A todos estos ejemplos, tendríamos que sumar el reciente de la “reinterpretación” gubernamental del Sistema Nacional de Protección Civil, con fines políticos, ante situaciones de catástrofes naturales. Y es que al margen de lo que todos hemos visto, si leemos el largo preámbulo del RDL 6/2024, de 5 de noviembre, está claro que desde el “minuto cero” de la DANA se dieron las condiciones objetivas del artículo 28.2 y 28.3 de la Ley de Protección Civil para que el Ministro del Interior, de oficio, declarase la emergencia de interés nacional y movilizase todos los recursos del Estado para evitar, paliar o reducir, en la medida de lo posible, los efectos de la DANA. Todo ello, al margen de si lo estaban haciendo bien, mal o regular los Gobiernos autonómicos afectados y aunque fuera cierto que ellos no hubieran pedido ayuda. La petición de ayuda, ante una situación de catástrofe nacional es jurídicamente irrelevante, porque el Ministro del Interior puede y debe actuar de oficio.
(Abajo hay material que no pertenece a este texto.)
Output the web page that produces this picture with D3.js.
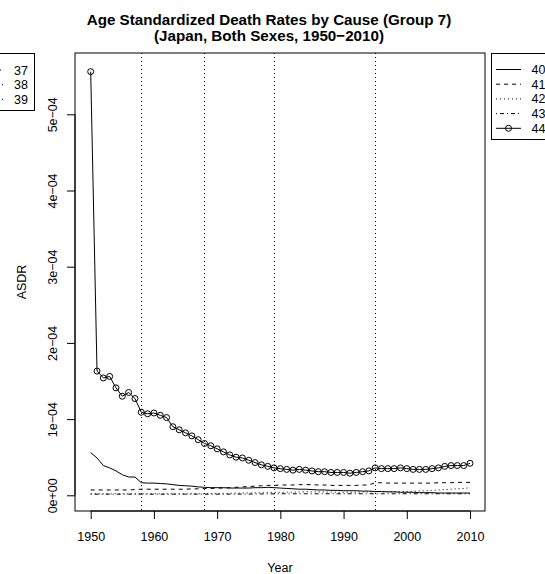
<!DOCTYPE html>
<html lang="en">
<head>
<meta charset="UTF-8">
<title>Age Standardized Death Rates by Cause (Group 7)</title>
<script src="https://cdn.jsdelivr.net/npm/d3@7"></script>
<style>
  body { margin: 0; padding: 0; background: #fff; }
  svg { display: block; font-family: "Liberation Sans", Arial, sans-serif; }
</style>
</head>
<body>
<div id="chart"></div>
<script>
// values are in units of 1e-4
const unit = 1e-4;

const years = [1950,1951,1952,1953,1954,1955,1956,1957,1958,1959,
  1960,1961,1962,1963,1964,1965,1966,1967,1968,1969,
  1970,1971,1972,1973,1974,1975,1976,1977,1978,1979,
  1980,1981,1982,1983,1984,1985,1986,1987,1988,1989,
  1990,1991,1992,1993,1994,1995,1996,1997,1998,1999,
  2000,2001,2002,2003,2004,2005,2006,2007,2008,2009,2010];

const cause40 = [0.56,0.49,0.39,0.36,0.32,0.27,0.24,0.24,0.165,0.16,
  0.16,0.155,0.15,0.14,0.13,0.125,0.12,0.11,0.105,0.10,
  0.10,0.10,0.095,0.095,0.095,0.095,0.10,0.10,0.105,0.10,
  0.095,0.09,0.085,0.08,0.08,0.075,0.07,0.07,0.065,0.065,
  0.06,0.06,0.06,0.055,0.055,0.05,0.05,0.045,0.045,0.04,
  0.04,0.04,0.035,0.035,0.035,0.03,0.03,0.03,0.03,0.03,0.03];

const cause41 = [0.07,0.07,0.07,0.07,0.07,0.07,0.07,0.075,0.08,0.08,
  0.08,0.08,0.08,0.08,0.08,0.08,0.085,0.085,0.09,0.09,
  0.095,0.095,0.10,0.105,0.11,0.115,0.12,0.125,0.13,0.13,
  0.135,0.135,0.135,0.14,0.14,0.14,0.135,0.135,0.13,0.13,
  0.13,0.13,0.13,0.135,0.135,0.165,0.165,0.16,0.16,0.16,
  0.16,0.16,0.16,0.16,0.16,0.165,0.165,0.165,0.17,0.17,0.17];

const cause42 = [0.02,0.02,0.02,0.02,0.02,0.02,0.02,0.02,0.02,0.02,
  0.02,0.02,0.02,0.02,0.02,0.02,0.02,0.02,0.02,0.022,
  0.022,0.024,0.026,0.028,0.03,0.03,0.032,0.034,0.036,0.038,
  0.04,0.04,0.042,0.044,0.045,0.045,0.045,0.044,0.042,0.04,
  0.04,0.04,0.04,0.042,0.044,0.045,0.046,0.047,0.048,0.049,
  0.05,0.053,0.056,0.06,0.065,0.07,0.075,0.08,0.085,0.09,0.10];

const cause43 = [0.015,0.015,0.015,0.015,0.015,0.015,0.015,0.015,0.015,0.015,
  0.015,0.015,0.015,0.015,0.015,0.015,0.015,0.015,0.015,0.015,
  0.015,0.015,0.015,0.015,0.016,0.016,0.017,0.018,0.018,0.019,
  0.02,0.02,0.02,0.02,0.02,0.02,0.02,0.02,0.02,0.02,
  0.02,0.02,0.02,0.02,0.02,0.02,0.02,0.02,0.02,0.02,
  0.02,0.02,0.02,0.02,0.02,0.02,0.02,0.02,0.02,0.02,0.02];

const cause44 = [5.56,1.63,1.54,1.56,1.41,1.30,1.35,1.27,1.09,1.07,
  1.08,1.05,1.02,0.90,0.86,0.82,0.78,0.73,0.68,0.65,
  0.61,0.57,0.53,0.50,0.49,0.46,0.43,0.40,0.38,0.36,
  0.35,0.34,0.33,0.34,0.33,0.32,0.31,0.31,0.30,0.30,
  0.30,0.29,0.30,0.31,0.32,0.36,0.35,0.35,0.35,0.36,
  0.35,0.34,0.34,0.34,0.35,0.36,0.38,0.39,0.39,0.39,0.42];

const revisionYears = [1958, 1968, 1979, 1995];
const xTicks = [1950, 1960, 1970, 1980, 1990, 2000, 2010];
const yTicks = [0, 1e-4, 2e-4, 3e-4, 4e-4, 5e-4];
const yTickLabels = ["0e+00", "1e\u221204", "2e\u221204", "3e\u221204", "4e\u221204", "5e\u221204"];

const seriesNames = ["40", "41", "42", "43", "44"];
const seriesData = [cause40, cause41, cause42, cause43, cause44];
const dashes = [null, "4,4", "1,3", "1,3,4,3", null];
const leftNames = ["37", "38", "39"];

const width = 545, height = 574;
const frame = { left: 75, right: 485, top: 53, bottom: 511 };
const fs = 12.5;

const svg = d3.select("#chart").append("svg")
  .attr("width", width).attr("height", height);

const x = d3.scaleLinear().domain([1950, 2010]).range([90.7, 470]);
const y = d3.scaleLinear().domain([0, 5e-4]).range([495.3, 114.3]);

svg.append("defs").append("clipPath").attr("id", "plotclip")
  .append("rect")
  .attr("x", frame.left).attr("y", frame.top)
  .attr("width", frame.right - frame.left).attr("height", frame.bottom - frame.top);

// title
const title = svg.append("text")
  .attr("text-anchor", "middle")
  .attr("font-weight", "bold")
  .attr("font-size", 15.2);
title.append("tspan").attr("x", 269).attr("y", 24.5)
  .text("Age Standardized Death Rates by Cause (Group 7)");
title.append("tspan").attr("x", 269).attr("y", 40.5)
  .text("(Japan, Both Sexes, 1950\u22122010)");

const plot = svg.append("g").attr("clip-path", "url(#plotclip)");

// revision lines
plot.selectAll("line.rev").data(revisionYears).enter().append("line")
  .attr("class", "rev")
  .attr("x1", d => Math.round(x(d)) + 0.5).attr("x2", d => Math.round(x(d)) + 0.5)
  .attr("y1", frame.top).attr("y2", frame.bottom)
  .attr("stroke", "#000").attr("stroke-width", 1)
  .attr("stroke-dasharray", "1,3");

const line = d3.line()
  .x((d, i) => x(years[i]))
  .y(d => y(d * unit));

seriesData.forEach((s, k) => {
  plot.append("path")
    .datum(s)
    .attr("d", line)
    .attr("fill", "none")
    .attr("stroke", "#000")
    .attr("stroke-width", 1)
    .attr("stroke-dasharray", dashes[k]);
});

plot.selectAll("circle.pt").data(cause44).enter().append("circle")
  .attr("class", "pt")
  .attr("cx", (d, i) => x(years[i]))
  .attr("cy", d => y(d * unit))
  .attr("r", 3)
  .attr("fill", "none")
  .attr("stroke", "#000")
  .attr("stroke-width", 1);

// frame
svg.append("rect")
  .attr("x", frame.left).attr("y", frame.top)
  .attr("width", frame.right - frame.left).attr("height", frame.bottom - frame.top)
  .attr("fill", "none").attr("stroke", "#000").attr("stroke-width", 1);

// x axis
const xAxis = d3.axisBottom(x).tickValues(xTicks).tickFormat(d3.format("d"))
  .tickSize(8).tickPadding(13);
const gx = svg.append("g").attr("transform", `translate(0,${frame.bottom})`).call(xAxis);
gx.select(".domain").attr("d", `M${x(1950)},0H${x(2010)}`);
gx.selectAll("text").attr("font-size", fs).attr("font-family", "Liberation Sans, Arial, sans-serif");

// y axis
const yAxis = d3.axisLeft(y).tickValues(yTicks).tickFormat((d, i) => yTickLabels[i])
  .tickSize(8);
const gy = svg.append("g").attr("transform", `translate(${frame.left},0)`).call(yAxis);
gy.select(".domain").attr("d", `M0,${y(0)}V${y(5e-4)}`);
gy.selectAll("text")
  .attr("font-size", fs).attr("font-family", "Liberation Sans, Arial, sans-serif")
  .attr("text-anchor", "middle")
  .attr("dy", null)
  .attr("x", null)
  .attr("transform", "translate(-18,0) rotate(-90)");

// axis titles
svg.append("text").attr("x", 280).attr("y", 571.5)
  .attr("text-anchor", "middle").attr("font-size", fs).text("Year");
svg.append("text")
  .attr("transform", "translate(25.5,282) rotate(-90)")
  .attr("text-anchor", "middle").attr("font-size", fs).text("ASDR");

// right legend
const rowH = 14.7;
const leg = svg.append("g");
leg.append("rect").attr("x", 491.5).attr("y", 53.5)
  .attr("width", 80).attr("height", 86)
  .attr("fill", "#fff").attr("stroke", "#000");
seriesNames.forEach((n, k) => {
  const yy = 69.5 + k * rowH;
  leg.append("line").attr("x1", 496).attr("x2", 521).attr("y1", yy).attr("y2", yy)
    .attr("stroke", "#000").attr("stroke-dasharray", dashes[k]);
  if (k === 4) {
    leg.append("circle").attr("cx", 508.5).attr("cy", yy).attr("r", 3)
      .attr("fill", "none").attr("stroke", "#000");
  }
  leg.append("text").attr("x", 531.5).attr("y", yy + 4.5)
    .attr("font-size", fs).text(n);
});

// left legend (belongs to previous panel, clipped by page edge)
const legL = svg.append("g");
legL.append("rect").attr("x", -40).attr("y", 53.5)
  .attr("width", 74.5).attr("height", 57)
  .attr("fill", "#fff").attr("stroke", "#000");
const leftDash = ["1,3,4,3", "4,4", "1,3"];
leftNames.forEach((n, k) => {
  const yy = 70 + k * rowH;
  legL.append("line").attr("x1", -22).attr("x2", 3).attr("y1", yy).attr("y2", yy)
    .attr("stroke", "#000").attr("stroke-dasharray", leftDash[k]);
  legL.append("text").attr("x", 14).attr("y", yy + 4.5)
    .attr("font-size", fs).text(n);
});
</script>
</body>
</html>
Por cierto, también a instancia de su Delegado del Gobierno, que según parece, estaba al tanto de todo lo que estaba pasando.
Retrasar la intervención del Estado con la presunta intención de “esperar” a que el Gobierno autonómico de turno (de signo político contrario) se “asfixie” de impotencia para gestionar la catástrofe y “clame ayuda” o cometa algún “error explotable políticamente” es algo que invito al lector a que lo califique por sí mismo, sin perjuicio de que yo, aquí diga que es simplemente otro ejemplo más de utilización con fines políticos de los recursos del Estado que nos lleva a ratificar su desmantelamiento y el drama ante el que nos encontramos.
Hoy, más que nunca, sentimos gran orgullo como Nación, que agradecemos a los cientos de miles de voluntarios volcados con sus conciudadanos y una pena enorme de contemplar el drama en el que nuestro Estado está incurso, que esperamos que seamos capaces de evitar para que no termine, como todo buen drama, en un final trágico.